What you are asked to do:
Retype the material that follows, keeping every word as it is.
▼▼▼
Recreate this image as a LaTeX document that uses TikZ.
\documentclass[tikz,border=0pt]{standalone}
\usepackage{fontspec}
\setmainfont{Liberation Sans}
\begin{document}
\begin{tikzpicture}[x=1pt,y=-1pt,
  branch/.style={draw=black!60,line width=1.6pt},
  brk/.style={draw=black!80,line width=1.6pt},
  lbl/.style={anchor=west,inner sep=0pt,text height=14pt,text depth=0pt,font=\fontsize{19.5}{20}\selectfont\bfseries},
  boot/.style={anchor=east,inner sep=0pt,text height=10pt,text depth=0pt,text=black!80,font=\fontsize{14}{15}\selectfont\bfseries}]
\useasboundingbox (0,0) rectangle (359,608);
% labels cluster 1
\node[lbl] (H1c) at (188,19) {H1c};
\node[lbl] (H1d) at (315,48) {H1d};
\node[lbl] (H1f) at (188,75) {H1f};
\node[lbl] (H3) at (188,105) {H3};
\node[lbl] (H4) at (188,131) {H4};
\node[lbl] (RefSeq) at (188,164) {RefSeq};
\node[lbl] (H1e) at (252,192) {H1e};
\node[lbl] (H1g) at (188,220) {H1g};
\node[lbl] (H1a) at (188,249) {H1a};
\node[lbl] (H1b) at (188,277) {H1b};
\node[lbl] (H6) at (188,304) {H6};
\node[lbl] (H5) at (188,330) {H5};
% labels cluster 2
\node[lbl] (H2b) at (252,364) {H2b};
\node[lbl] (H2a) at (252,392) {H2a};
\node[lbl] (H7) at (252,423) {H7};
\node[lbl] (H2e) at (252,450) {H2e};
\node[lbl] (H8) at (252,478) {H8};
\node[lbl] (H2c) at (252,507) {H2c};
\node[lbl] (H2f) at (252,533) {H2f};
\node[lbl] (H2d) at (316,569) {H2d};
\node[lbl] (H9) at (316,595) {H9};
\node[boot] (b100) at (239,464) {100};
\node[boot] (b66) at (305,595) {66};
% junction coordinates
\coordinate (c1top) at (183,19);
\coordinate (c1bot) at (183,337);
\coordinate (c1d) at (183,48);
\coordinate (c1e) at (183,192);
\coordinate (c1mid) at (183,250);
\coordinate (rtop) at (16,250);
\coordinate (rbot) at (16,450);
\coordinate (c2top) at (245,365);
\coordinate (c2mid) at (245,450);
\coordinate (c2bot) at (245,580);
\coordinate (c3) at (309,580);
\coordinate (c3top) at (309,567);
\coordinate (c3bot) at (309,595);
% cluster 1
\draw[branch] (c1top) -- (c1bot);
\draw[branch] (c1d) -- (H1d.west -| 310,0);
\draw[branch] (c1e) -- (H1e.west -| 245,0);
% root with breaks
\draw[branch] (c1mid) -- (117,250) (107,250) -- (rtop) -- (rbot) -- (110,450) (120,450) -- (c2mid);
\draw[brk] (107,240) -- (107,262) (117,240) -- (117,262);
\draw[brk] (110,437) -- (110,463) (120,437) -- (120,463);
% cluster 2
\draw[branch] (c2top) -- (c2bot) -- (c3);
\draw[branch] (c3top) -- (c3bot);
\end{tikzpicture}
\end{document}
▲▲▲
Output for this exercise:
Recreate this image as a LaTeX document that uses TikZ.
\documentclass[tikz,border=0pt]{standalone}
\usepackage{fontspec}
\setmainfont{Liberation Sans}
\begin{document}
\begin{tikzpicture}[x=1pt,y=-1pt,
  branch/.style={draw=black!60,line width=1.6pt},
  brk/.style={draw=black!80,line width=1.6pt},
  lbl/.style={anchor=west,inner sep=0pt,text height=14pt,text depth=0pt,font=\fontsize{19.5}{20}\selectfont\bfseries},
  boot/.style={anchor=east,inner sep=0pt,text height=10pt,text depth=0pt,text=black!80,font=\fontsize{14}{15}\selectfont\bfseries}]
\useasboundingbox (0,0) rectangle (359,608);
% labels cluster 1
\node[lbl] (H1c) at (188,19) {H1c};
\node[lbl] (H1d) at (315,48) {H1d};
\node[lbl] (H1f) at (188,75) {H1f};
\node[lbl] (H3) at (188,105) {H3};
\node[lbl] (H4) at (188,131) {H4};
\node[lbl] (RefSeq) at (188,164) {RefSeq};
\node[lbl] (H1e) at (252,192) {H1e};
\node[lbl] (H1g) at (188,220) {H1g};
\node[lbl] (H1a) at (188,249) {H1a};
\node[lbl] (H1b) at (188,277) {H1b};
\node[lbl] (H6) at (188,304) {H6};
\node[lbl] (H5) at (188,330) {H5};
% labels cluster 2
\node[lbl] (H2b) at (252,364) {H2b};
\node[lbl] (H2a) at (252,392) {H2a};
\node[lbl] (H7) at (252,423) {H7};
\node[lbl] (H2e) at (252,450) {H2e};
\node[lbl] (H8) at (252,478) {H8};
\node[lbl] (H2c) at (252,507) {H2c};
\node[lbl] (H2f) at (252,533) {H2f};
\node[lbl] (H2d) at (316,569) {H2d};
\node[lbl] (H9) at (316,595) {H9};
\node[boot] (b100) at (239,464) {100};
\node[boot] (b66) at (305,595) {66};
% junction coordinates
\coordinate (c1top) at (183,19);
\coordinate (c1bot) at (183,337);
\coordinate (c1d) at (183,48);
\coordinate (c1e) at (183,192);
\coordinate (c1mid) at (183,250);
\coordinate (rtop) at (16,250);
\coordinate (rbot) at (16,450);
\coordinate (c2top) at (245,365);
\coordinate (c2mid) at (245,450);
\coordinate (c2bot) at (245,580);
\coordinate (c3) at (309,580);
\coordinate (c3top) at (309,567);
\coordinate (c3bot) at (309,595);
% cluster 1
\draw[branch] (c1top) -- (c1bot);
\draw[branch] (c1d) -- (H1d.west -| 310,0);
\draw[branch] (c1e) -- (H1e.west -| 245,0);
% root with breaks
\draw[branch] (c1mid) -- (117,250) (107,250) -- (rtop) -- (rbot) -- (110,450) (120,450) -- (c2mid);
\draw[brk] (107,240) -- (107,262) (117,240) -- (117,262);
\draw[brk] (110,437) -- (110,463) (120,437) -- (120,463);
% cluster 2
\draw[branch] (c2top) -- (c2bot) -- (c3);
\draw[branch] (c3top) -- (c3bot);
\end{tikzpicture}
\end{document}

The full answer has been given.